Though she doesn’t participate in the festivities, Hogg does participate in mild alternatives she believes to be a little more closely in tune with her religious beliefs. These activities can be as simple as watching scary movies or eating candy.

“I’m glad I can still participate in the way I want instead of being involved in practices I think aren’t religious. There’s nothing wrong with people who do celebrate but it’s good people who don’t can still be involved,” Hogg said.

Similarly, Thaovy Nguyen, junior, celebrates in spite of her religion but with the support of her culture, being Vietnamese.

“I think people don’t know that Asians also celebrate Halloween because of their introverted nature in the worldwide arena. We still celebrate Halloween but since its become more of a Western form of fun, we typically just throw a lot of parties,” Nguyen said.

Halloween to Nguyen is a time to focus on fun rather than the stress associated with daily life this time in the school year. She still celebrates though the Catholic Church doesn’t very much support participation, optioning out in favor of Harvest Festivals, despite their role in the creation of the holiday.

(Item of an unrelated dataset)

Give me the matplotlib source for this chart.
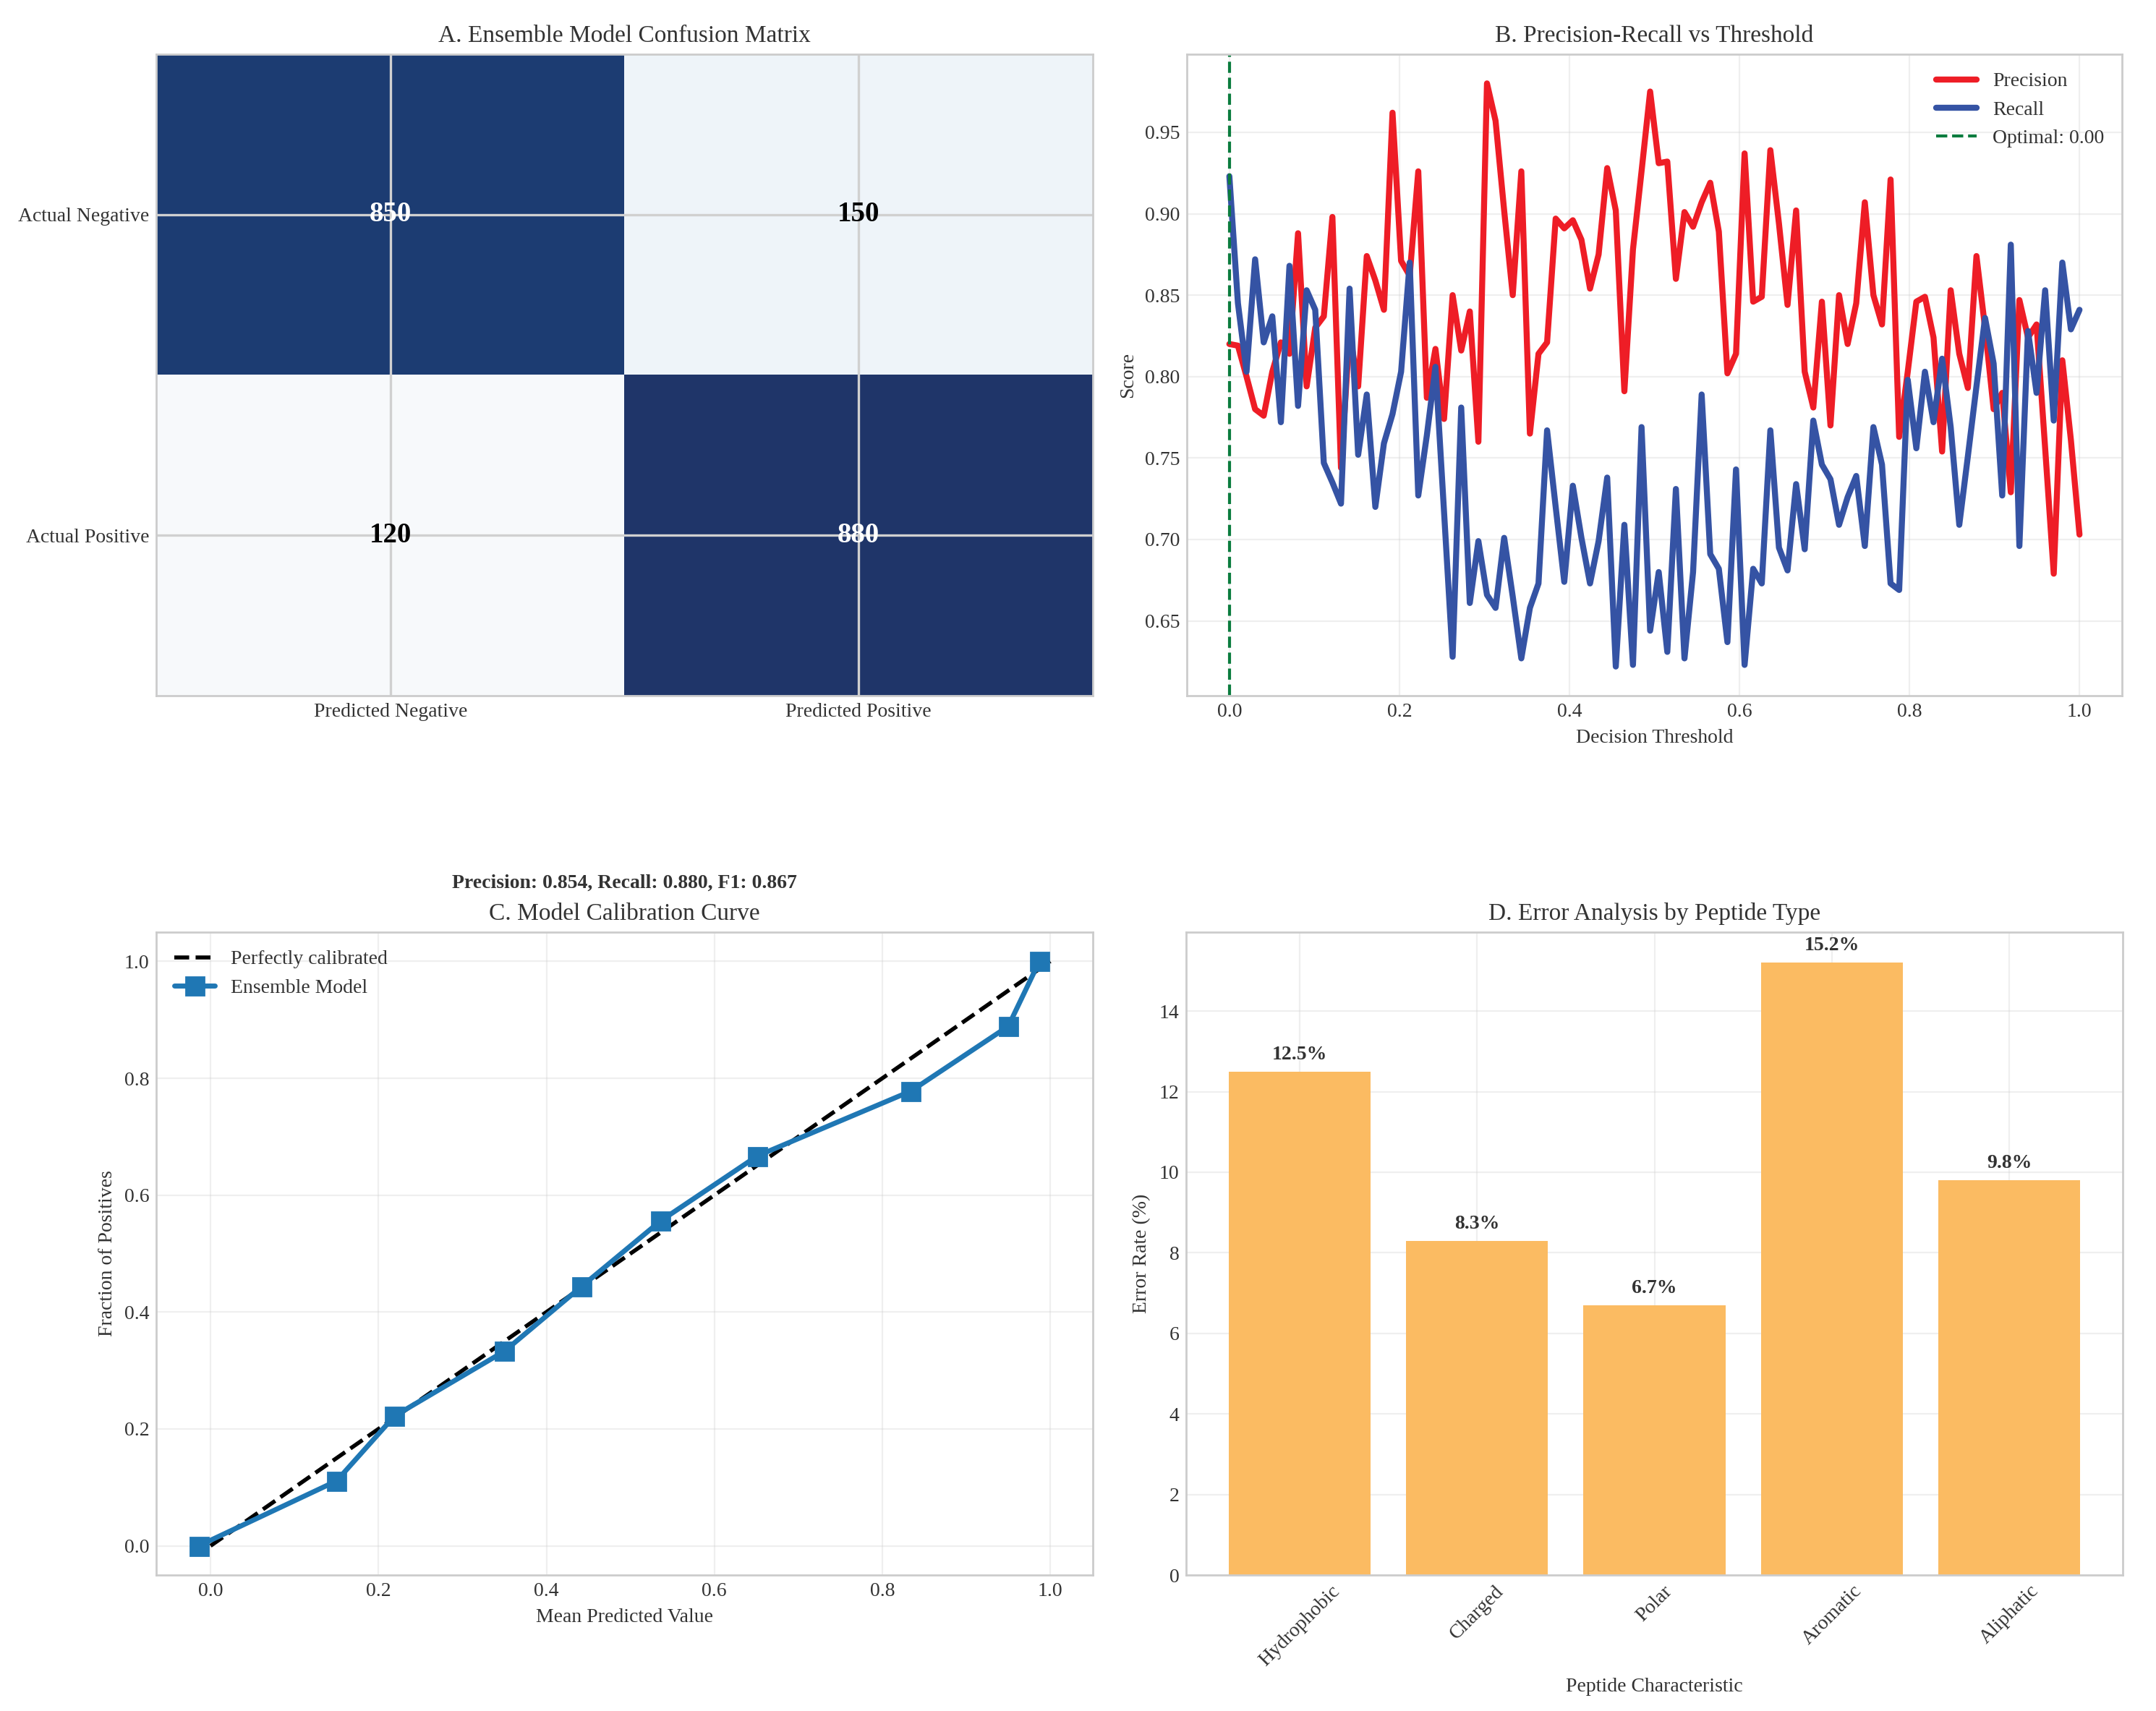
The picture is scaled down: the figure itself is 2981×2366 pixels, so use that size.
import numpy as np
import matplotlib
matplotlib.use("Agg")
import matplotlib.pyplot as plt
from matplotlib.colors import LinearSegmentedColormap

plt.style.use("seaborn-v0_8-whitegrid")
plt.rcParams.update({
    "font.family": "serif",
    "font.serif": ["Liberation Serif", "DejaVu Serif"],
    "font.size": 10,
    "axes.titlesize": 12,
    "axes.labelsize": 10,
    "xtick.labelsize": 10,
    "ytick.labelsize": 10,
    "legend.fontsize": 10,
    "text.color": ".2",
    "axes.labelcolor": ".2",
    "xtick.color": ".2",
    "ytick.color": ".2",
})

# ---------------- data ----------------
cm_values = [[850, 150], [120, 880]]
pred_labels = ["Predicted Negative", "Predicted Positive"]
actual_labels = ["Actual Negative", "Actual Positive"]

n_thresh = 100
precision = [
    0.820, 0.819, 0.800, 0.780, 0.776, 0.803, 0.821, 0.814, 0.888, 0.794,
    0.830, 0.837, 0.898, 0.744, 0.827, 0.794, 0.874, 0.859, 0.841, 0.962,
    0.871, 0.862, 0.926, 0.787, 0.817, 0.774, 0.850, 0.816, 0.840, 0.760,
    0.980, 0.957, 0.902, 0.850, 0.926, 0.765, 0.814, 0.821, 0.897, 0.891,
    0.896, 0.884, 0.854, 0.875, 0.928, 0.902, 0.791, 0.878, 0.926, 0.975,
    0.931, 0.932, 0.860, 0.901, 0.892, 0.907, 0.919, 0.889, 0.802, 0.814,
    0.937, 0.846, 0.849, 0.939, 0.894, 0.844, 0.902, 0.803, 0.781, 0.846,
    0.770, 0.850, 0.820, 0.845, 0.907, 0.850, 0.832, 0.921, 0.763, 0.803,
    0.846, 0.849, 0.824, 0.754, 0.853, 0.814, 0.793, 0.874, 0.830, 0.780,
    0.790, 0.729, 0.847, 0.824, 0.832, 0.756, 0.679, 0.810, 0.761, 0.703,
]
recall = [
    0.923, 0.845, 0.803, 0.872, 0.821, 0.837, 0.772, 0.868, 0.782, 0.853,
    0.841, 0.747, 0.735, 0.722, 0.854, 0.752, 0.789, 0.720, 0.759, 0.777,
    0.803, 0.870, 0.727, 0.764, 0.806, 0.717, 0.628, 0.781, 0.661, 0.699,
    0.666, 0.658, 0.701, 0.665, 0.627, 0.658, 0.673, 0.767, 0.720, 0.674,
    0.733, 0.701, 0.673, 0.699, 0.738, 0.622, 0.709, 0.623, 0.769, 0.644,
    0.680, 0.631, 0.731, 0.627, 0.680, 0.789, 0.691, 0.682, 0.637, 0.743,
    0.623, 0.682, 0.673, 0.767, 0.695, 0.681, 0.734, 0.694, 0.773, 0.746,
    0.737, 0.709, 0.726, 0.739, 0.696, 0.769, 0.746, 0.673, 0.669, 0.798,
    0.756, 0.803, 0.772, 0.811, 0.769, 0.709, 0.751, 0.794, 0.836, 0.808,
    0.727, 0.881, 0.696, 0.828, 0.790, 0.853, 0.773, 0.870, 0.829, 0.841,
]
optimal_threshold = 0.00

calib_mean_pred = [-0.014, 0.150, 0.219, 0.350, 0.442, 0.536, 0.651, 0.834, 0.950, 0.987]
calib_frac_pos = [0.000, 0.111, 0.222, 0.333, 0.444, 0.556, 0.667, 0.778, 0.889, 1.000]

summary_precision = 0.854
summary_recall = 0.880
summary_f1 = 0.867

peptide_types = ["Hydrophobic", "Charged", "Polar", "Aromatic", "Aliphatic"]
error_rates = [12.5, 8.3, 6.7, 15.2, 9.8]

# ---------------- figure ----------------
W, H = 2981, 2366
DPI = 200
fig = plt.figure(figsize=(W / DPI, H / DPI), dpi=DPI)

def box(l, r, t, b):
    return [l / W, 1 - b / H, (r - l) / W, (b - t) / H]

ax1 = fig.add_axes(box(216, 1511, 75, 962))
ax2 = fig.add_axes(box(1641, 2934, 75, 962))
ax3 = fig.add_axes(box(216, 1511, 1289, 2178))
ax4 = fig.add_axes(box(1640, 2935, 1289, 2178))

# A. confusion matrix
cm = np.array(cm_values)
vmin, vmax = cm.min(), cm.max()
cm_cmap = LinearSegmentedColormap.from_list(
    "cm_blue",
    [(0.0, "#f7f9fb"), (0.04, "#eef4f9"), (0.96, "#1c3d73"), (1.0, "#1f3569")],
)
ax1.imshow(cm, cmap=cm_cmap, vmin=vmin, vmax=vmax, aspect="auto")
ax1.set_xticks([0, 1])
ax1.set_xticklabels(pred_labels)
ax1.set_yticks([0, 1])
ax1.set_yticklabels(actual_labels)
ax1.grid(True, color="#d0d0d0", linewidth=1.2)
thr = (vmin + vmax) / 2
for i in range(2):
    for j in range(2):
        ax1.text(j, i, f"{cm[i, j]}", ha="center", va="center", fontsize=14,
                 fontweight="bold", color="white" if cm[i, j] > thr else "black")
ax1.set_title("A. Ensemble Model Confusion Matrix")

# B. precision-recall vs threshold
thresholds = np.linspace(0, 1, n_thresh)
ax2.plot(thresholds, precision, color="#ee1d26", linewidth=3, label="Precision")
ax2.plot(thresholds, recall, color="#3553a4", linewidth=3, label="Recall")
ax2.axvline(optimal_threshold, color="#0b7c3e", linestyle="--", linewidth=1.5,
            label=f"Optimal: {optimal_threshold:.2f}")
ax2.set_xlabel("Decision Threshold")
ax2.set_ylabel("Score")
ax2.set_title("B. Precision-Recall vs Threshold")
ax2.legend(loc="upper right", frameon=False)
ax2.grid(True, alpha=0.3)

# C. calibration curve
ax3.plot([0, 1], [0, 1], "k--", linewidth=2, label="Perfectly calibrated")
ax3.plot(calib_mean_pred, calib_frac_pos, marker="s", color="#1f77b4",
         linewidth=2.5, markersize=9, label="Ensemble Model")
ax3.set_xlabel("Mean Predicted Value")
ax3.set_ylabel("Fraction of Positives")
ax3.set_title("C. Model Calibration Curve")
ax3.legend(loc="upper left", frameon=False)
ax3.grid(True, alpha=0.3)
ax3.annotate(
    f"Precision: {summary_precision:.3f}, Recall: {summary_recall:.3f}, F1: {summary_f1:.3f}",
    xy=(0.5, 1.0), xycoords="axes fraction", xytext=(0, 24.5),
    textcoords="offset points", ha="center", va="center",
    fontsize=10, fontweight="bold",
)

# D. error analysis
xpos = np.arange(len(peptide_types))
bars = ax4.bar(xpos, error_rates, color="#fbbb62", width=0.8)
for b, v in zip(bars, error_rates):
    ax4.text(b.get_x() + b.get_width() / 2, v + 0.2, f"{v}%", ha="center",
             va="bottom", fontsize=10, fontweight="bold")
ax4.set_xticks(xpos)
ax4.set_xticklabels(peptide_types, rotation=45)
ax4.set_xlabel("Peptide Characteristic")
ax4.set_ylabel("Error Rate (%)")
ax4.set_title("D. Error Analysis by Peptide Type")
ax4.grid(True, alpha=0.3)

fig.savefig("out.png", dpi=DPI)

“I celebrate Halloween because it’s a night of expression and freedom from your everyday life. When I was younger, I liked Halloween for the treats. Nowadays, I find Halloween enjoyable through the fact that you are able to hang out with all your friends,” Nguyen said. “Asians are very strict about success and Halloween is a time to be free of that.”

In contrast, Nancy Okonkwo, junior, doesn’t celebrate because Halloween isn’t a holiday the majority of Africans choose to be a part of. Trick-or-treating anyway can result in shame being brought on your whole family.

“Africans as a whole are big on tradition and even if they weren’t, most people down there wouldn’t even know what Halloween is. I don’t participate because Nigerians are very superstitious and my parents have very real fears of demons and evil spirits. To participate is to publicly worship demons,” Okonkwo said. “We have festivals throughout the year where the men dress up in monster costumes and everyone dances but those are more traditional/cultural than being associated with some holiday,” Okonkwo said.

Because they are no longer in Africa, when Halloween rolls around the Okonkwo family practices their own alternative to the holiday.

“We usually watch scary movies as a family and my dad will buy us candy. Africans are becoming more open to it but I’m glad we have a way to plug into the season anyway that doesn’t involve creepy costumes,” Okonkwo said.

Halloween nowadays is clearly not what it used to be. Customs and beliefs have changed and many cultures and religions make an active decision to either participate in the festivities or find an alternate way to celebrate. Halloween has something to offer for everybody whether it be a trick or a treat.